Les CEF avaient été conçus pour les mineurs multirécidivistes dont le parcours délinquant met en échec la prise en charge en milieu ouvert par les services de la protection judiciaire de la jeunesse (PJJ). Le placement pour six mois est séquencé en trois modules de deux mois : une phase très encadrée destinée au bilan afin d’élaborer les bases d’un projet éducatif, la mise en place du projet individuel, et enfin la préparation de la sortie, avec la mise en place de formations ou de programmes de scolarisation.

En pratique, rares sont les jeunes qui restent les six mois… La durée moyenne en CEF est de quatre mois. De fait, la violation du contrôle judiciaire auquel est assimilé le placement en centre éducatif fermé conduit parfois en prison. « Il est manifeste que le contrôle judiciaire, de plus en plus souvent prononcé à l’égard de mineurs, nourrit la détention provisoire », écrit la CNCDH, qui déplore par ailleurs une « tendance à la carcéralisation des CEF ».

Selon Mme Lazerges, « le projet éducatif des CEF est totalement cassé par le turnover des personnels et un manque de qualification, alors que 80 % des personnels sont des contractuels ». Et de remarquer que les éducateurs de la PJJ les plus expérimentés préfèrent travailler dans des environnements moins exposés à la violence.

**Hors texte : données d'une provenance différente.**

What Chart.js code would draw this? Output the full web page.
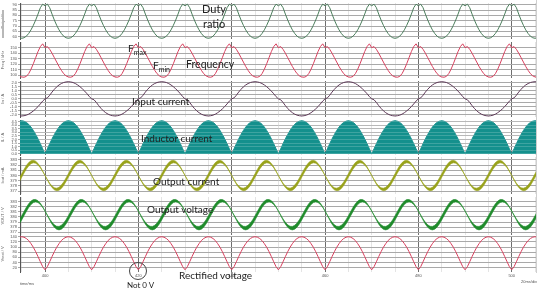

La CNCDH déplore en particulier que le coût important des CEF, dont le prix moyen de journée est de 690 euros par mineur, grève une partie croissante du budget de la PJJ, notamment au détriment des capacités de prise charge moins coercitives. Le projet de loi de Mme Belloubet prévoit à ce sujet d’expérimenter pendant trois ans une troisième voie entre le placement en CEF et le milieu ouvert. Il s’agit d’une « mesure éducative en accueil de jour » que le juge pourra imposer, par exemple pour mieux répondre à la question des « sorties sèches » après les séjours en centre fermé ou en prison.